Most changes within each of the individual value categories relate to 1) the certifications or attributes that define each of the values (e.g. adding/removing certifications or moving them to another level); 2) creating better alignment across value categories or with other food procurement initiatives; or 3) creating pathways for participating institutions to meet the baseline standard in value categories that have proven to be challenging for most institutions to meet under the existing definitions.

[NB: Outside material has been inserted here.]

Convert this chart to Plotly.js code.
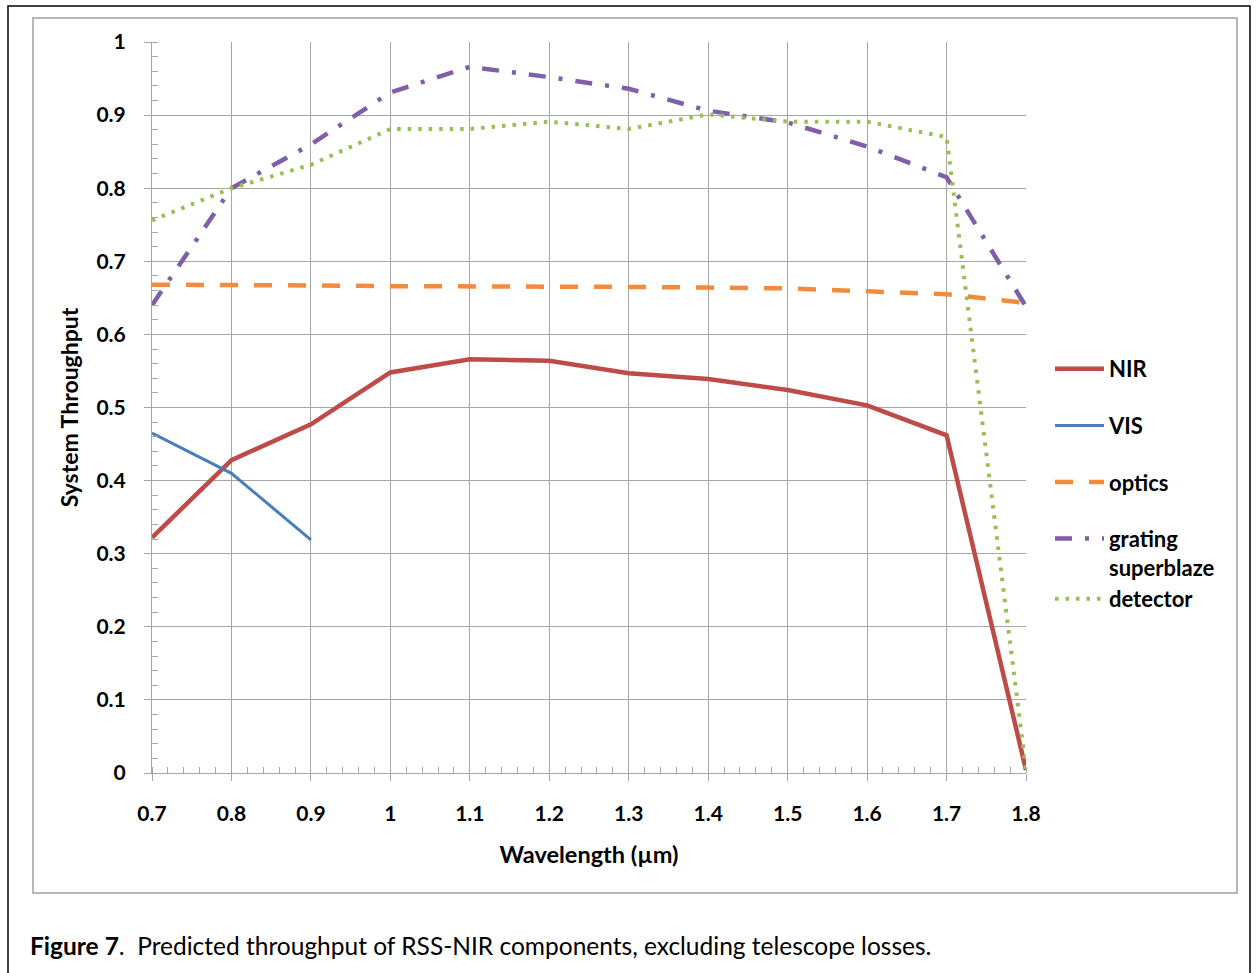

The following is a brief overview of notable updates in each of the value categories:

LOCAL ECONOMIES

  • Aligned definitions with USDA’s definitions for farm size and ownership structure: The standards now specify that a farm should be family-owned to qualify as local, and refer to revenue rather than acreage to determine size.
  • Created greater focus on mid-sized farms: Institutions are still encouraged and rewarded for purchasing from small farms when possible, however there is an increased focus on creating more opportunity for mid-sized farms, which are often better positioned to provide institutions with the volume needed.
  • Extended local radius from 200 to 250 miles: 250 miles is a commonly used radius for local across the country and by other procurement initiatives.
  • Adjusted scoring so that each five percent increment of Level Three product receives one point.

 

ENVIRONMENTAL SUSTAINABILITY

  • Included an addition of a carbon and water footprint reduction for animal products and food waste reduction as an alternative option.
  • Set a baseline standard for third-party verified animal products produced without routine antibiotics.
  • Adjusted scoring so that each five percent increment of Level Three product receives one point.
  • Harmonized animal welfare and environmental meat reduction targets and antibiotic usage definitions.

 

VALUED WORKFORCE

  • Developed an expanded list of criteria for evaluating voluntary third-party certifications at Level Three. (for criteria, see footnote 34 of the Good Food Purchasing Standards 2.0).
  • Included disqualifier for slave labor, child labor or pattern of willful, serious, repeated violations over three years.
  • Included labor peace agreement as a bonus point.
  • Included option for worker education/training program on Good Food Purchasing Program at Level One.
  • Included a modified weighting system, which differently weights credit for Level Three along the supply chain, consistent with product availability (i.e. greater credit for product from Level Three farms than for Level Three processors/distributors).

 

ANIMAL WELFARE

  • Addition of a meat reduction target (with plant-based protein as replacement) as an option for meeting animal welfare goals
  • Included only certifications with third party verification (i.e. no “label claims”).
  • Adjusted scoring so that each five percent increment of Level Three product receives one point.
  • Harmonized animal welfare and environmental meat reduction targets and antibiotic usage definitions.

 

NUTRITION

  • Prioritized subset of checklist items based on recommendations for high impact practices from subcommittee members.
  • Created new checklist items that focused on prioritizing the purchase of whole or minimally processed foods, rather than moderately or ultra-processed products, and encouraged the reduction of purchases of red and processed meats.